#### GIVEN INFORMATION

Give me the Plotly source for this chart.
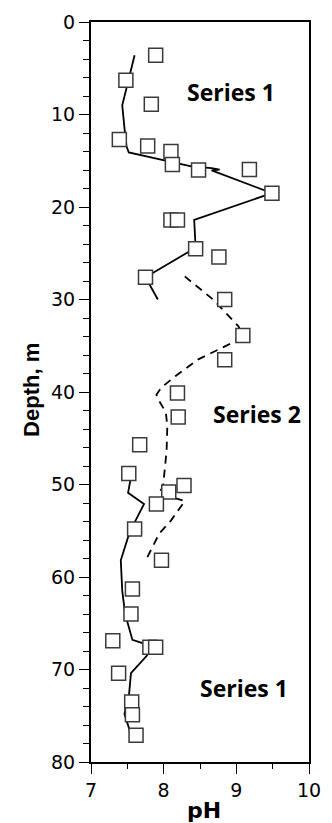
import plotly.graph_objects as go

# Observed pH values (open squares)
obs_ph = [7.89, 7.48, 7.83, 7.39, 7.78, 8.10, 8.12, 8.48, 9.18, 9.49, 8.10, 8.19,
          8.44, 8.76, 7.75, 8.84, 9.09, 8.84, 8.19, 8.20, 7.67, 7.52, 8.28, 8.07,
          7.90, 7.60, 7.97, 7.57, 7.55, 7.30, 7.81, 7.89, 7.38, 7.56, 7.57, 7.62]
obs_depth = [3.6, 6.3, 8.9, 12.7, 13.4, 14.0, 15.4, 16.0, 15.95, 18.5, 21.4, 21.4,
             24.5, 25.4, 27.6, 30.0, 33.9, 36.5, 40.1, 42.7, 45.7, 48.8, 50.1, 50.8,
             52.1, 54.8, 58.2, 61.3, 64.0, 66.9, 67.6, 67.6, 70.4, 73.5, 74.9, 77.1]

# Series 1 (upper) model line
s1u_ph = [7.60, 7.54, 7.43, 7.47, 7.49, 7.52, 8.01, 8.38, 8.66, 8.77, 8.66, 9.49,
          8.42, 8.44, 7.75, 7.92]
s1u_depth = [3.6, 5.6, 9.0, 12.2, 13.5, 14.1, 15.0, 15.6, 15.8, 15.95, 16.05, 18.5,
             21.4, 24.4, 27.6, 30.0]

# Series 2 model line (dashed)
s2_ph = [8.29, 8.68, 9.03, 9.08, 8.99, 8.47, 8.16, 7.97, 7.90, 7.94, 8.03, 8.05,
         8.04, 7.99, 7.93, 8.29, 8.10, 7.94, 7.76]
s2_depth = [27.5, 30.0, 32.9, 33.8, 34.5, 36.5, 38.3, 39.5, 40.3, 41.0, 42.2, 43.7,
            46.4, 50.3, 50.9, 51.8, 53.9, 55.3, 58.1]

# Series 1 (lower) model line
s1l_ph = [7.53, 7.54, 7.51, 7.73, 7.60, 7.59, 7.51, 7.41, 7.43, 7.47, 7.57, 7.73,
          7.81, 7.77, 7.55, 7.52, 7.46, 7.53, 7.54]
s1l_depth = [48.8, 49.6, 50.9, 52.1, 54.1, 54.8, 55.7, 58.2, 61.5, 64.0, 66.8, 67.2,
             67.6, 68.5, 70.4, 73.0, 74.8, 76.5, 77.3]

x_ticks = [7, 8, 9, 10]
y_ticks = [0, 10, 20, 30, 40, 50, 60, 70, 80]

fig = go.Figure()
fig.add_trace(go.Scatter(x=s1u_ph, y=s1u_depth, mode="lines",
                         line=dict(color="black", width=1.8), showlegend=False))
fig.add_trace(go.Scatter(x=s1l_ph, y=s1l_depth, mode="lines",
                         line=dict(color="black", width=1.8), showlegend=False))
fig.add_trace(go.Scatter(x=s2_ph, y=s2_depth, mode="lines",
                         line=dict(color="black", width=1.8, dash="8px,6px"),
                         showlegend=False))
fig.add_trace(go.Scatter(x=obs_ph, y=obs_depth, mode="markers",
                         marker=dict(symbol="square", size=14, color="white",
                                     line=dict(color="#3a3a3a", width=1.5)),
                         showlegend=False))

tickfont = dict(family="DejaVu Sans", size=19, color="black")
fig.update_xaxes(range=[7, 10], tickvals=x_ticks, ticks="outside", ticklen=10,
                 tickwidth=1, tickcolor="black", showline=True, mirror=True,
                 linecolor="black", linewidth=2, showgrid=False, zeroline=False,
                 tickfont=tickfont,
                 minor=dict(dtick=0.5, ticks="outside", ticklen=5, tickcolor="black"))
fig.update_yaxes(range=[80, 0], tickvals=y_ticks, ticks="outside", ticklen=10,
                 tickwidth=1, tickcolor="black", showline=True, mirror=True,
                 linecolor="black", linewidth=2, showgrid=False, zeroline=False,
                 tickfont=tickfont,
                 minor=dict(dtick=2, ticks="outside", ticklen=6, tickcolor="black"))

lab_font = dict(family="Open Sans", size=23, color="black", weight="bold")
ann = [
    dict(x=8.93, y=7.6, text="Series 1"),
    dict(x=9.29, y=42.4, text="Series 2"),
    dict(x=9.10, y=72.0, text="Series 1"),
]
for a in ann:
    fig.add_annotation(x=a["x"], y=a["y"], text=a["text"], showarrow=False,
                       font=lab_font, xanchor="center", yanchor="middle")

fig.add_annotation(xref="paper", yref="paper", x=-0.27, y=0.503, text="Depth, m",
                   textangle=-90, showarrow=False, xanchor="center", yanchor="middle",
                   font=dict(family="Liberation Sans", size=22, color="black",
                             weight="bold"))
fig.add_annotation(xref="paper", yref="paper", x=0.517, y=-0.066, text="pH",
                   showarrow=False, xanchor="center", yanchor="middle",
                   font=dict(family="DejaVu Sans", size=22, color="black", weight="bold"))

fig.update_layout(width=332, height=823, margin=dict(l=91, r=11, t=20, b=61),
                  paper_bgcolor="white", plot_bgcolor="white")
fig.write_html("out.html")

########

■ WHAT IS ASKED
Your task is to reproduce all of the material exactly. The pictures stay out.

■ RESULT BELOW
Give me the Plotly source for this chart.
import plotly.graph_objects as go

# Observed pH values (open squares)
obs_ph = [7.89, 7.48, 7.83, 7.39, 7.78, 8.10, 8.12, 8.48, 9.18, 9.49, 8.10, 8.19,
          8.44, 8.76, 7.75, 8.84, 9.09, 8.84, 8.19, 8.20, 7.67, 7.52, 8.28, 8.07,
          7.90, 7.60, 7.97, 7.57, 7.55, 7.30, 7.81, 7.89, 7.38, 7.56, 7.57, 7.62]
obs_depth = [3.6, 6.3, 8.9, 12.7, 13.4, 14.0, 15.4, 16.0, 15.95, 18.5, 21.4, 21.4,
             24.5, 25.4, 27.6, 30.0, 33.9, 36.5, 40.1, 42.7, 45.7, 48.8, 50.1, 50.8,
             52.1, 54.8, 58.2, 61.3, 64.0, 66.9, 67.6, 67.6, 70.4, 73.5, 74.9, 77.1]

# Series 1 (upper) model line
s1u_ph = [7.60, 7.54, 7.43, 7.47, 7.49, 7.52, 8.01, 8.38, 8.66, 8.77, 8.66, 9.49,
          8.42, 8.44, 7.75, 7.92]
s1u_depth = [3.6, 5.6, 9.0, 12.2, 13.5, 14.1, 15.0, 15.6, 15.8, 15.95, 16.05, 18.5,
             21.4, 24.4, 27.6, 30.0]

# Series 2 model line (dashed)
s2_ph = [8.29, 8.68, 9.03, 9.08, 8.99, 8.47, 8.16, 7.97, 7.90, 7.94, 8.03, 8.05,
         8.04, 7.99, 7.93, 8.29, 8.10, 7.94, 7.76]
s2_depth = [27.5, 30.0, 32.9, 33.8, 34.5, 36.5, 38.3, 39.5, 40.3, 41.0, 42.2, 43.7,
            46.4, 50.3, 50.9, 51.8, 53.9, 55.3, 58.1]

# Series 1 (lower) model line
s1l_ph = [7.53, 7.54, 7.51, 7.73, 7.60, 7.59, 7.51, 7.41, 7.43, 7.47, 7.57, 7.73,
          7.81, 7.77, 7.55, 7.52, 7.46, 7.53, 7.54]
s1l_depth = [48.8, 49.6, 50.9, 52.1, 54.1, 54.8, 55.7, 58.2, 61.5, 64.0, 66.8, 67.2,
             67.6, 68.5, 70.4, 73.0, 74.8, 76.5, 77.3]

x_ticks = [7, 8, 9, 10]
y_ticks = [0, 10, 20, 30, 40, 50, 60, 70, 80]

fig = go.Figure()
fig.add_trace(go.Scatter(x=s1u_ph, y=s1u_depth, mode="lines",
                         line=dict(color="black", width=1.8), showlegend=False))
fig.add_trace(go.Scatter(x=s1l_ph, y=s1l_depth, mode="lines",
                         line=dict(color="black", width=1.8), showlegend=False))
fig.add_trace(go.Scatter(x=s2_ph, y=s2_depth, mode="lines",
                         line=dict(color="black", width=1.8, dash="8px,6px"),
                         showlegend=False))
fig.add_trace(go.Scatter(x=obs_ph, y=obs_depth, mode="markers",
                         marker=dict(symbol="square", size=14, color="white",
                                     line=dict(color="#3a3a3a", width=1.5)),
                         showlegend=False))

tickfont = dict(family="DejaVu Sans", size=19, color="black")
fig.update_xaxes(range=[7, 10], tickvals=x_ticks, ticks="outside", ticklen=10,
                 tickwidth=1, tickcolor="black", showline=True, mirror=True,
                 linecolor="black", linewidth=2, showgrid=False, zeroline=False,
                 tickfont=tickfont,
                 minor=dict(dtick=0.5, ticks="outside", ticklen=5, tickcolor="black"))
fig.update_yaxes(range=[80, 0], tickvals=y_ticks, ticks="outside", ticklen=10,
                 tickwidth=1, tickcolor="black", showline=True, mirror=True,
                 linecolor="black", linewidth=2, showgrid=False, zeroline=False,
                 tickfont=tickfont,
                 minor=dict(dtick=2, ticks="outside", ticklen=6, tickcolor="black"))

lab_font = dict(family="Open Sans", size=23, color="black", weight="bold")
ann = [
    dict(x=8.93, y=7.6, text="Series 1"),
    dict(x=9.29, y=42.4, text="Series 2"),
    dict(x=9.10, y=72.0, text="Series 1"),
]
for a in ann:
    fig.add_annotation(x=a["x"], y=a["y"], text=a["text"], showarrow=False,
                       font=lab_font, xanchor="center", yanchor="middle")

fig.add_annotation(xref="paper", yref="paper", x=-0.27, y=0.503, text="Depth, m",
                   textangle=-90, showarrow=False, xanchor="center", yanchor="middle",
                   font=dict(family="Liberation Sans", size=22, color="black",
                             weight="bold"))
fig.add_annotation(xref="paper", yref="paper", x=0.517, y=-0.066, text="pH",
                   showarrow=False, xanchor="center", yanchor="middle",
                   font=dict(family="DejaVu Sans", size=22, color="black", weight="bold"))

fig.update_layout(width=332, height=823, margin=dict(l=91, r=11, t=20, b=61),
                  paper_bgcolor="white", plot_bgcolor="white")
fig.write_html("out.html")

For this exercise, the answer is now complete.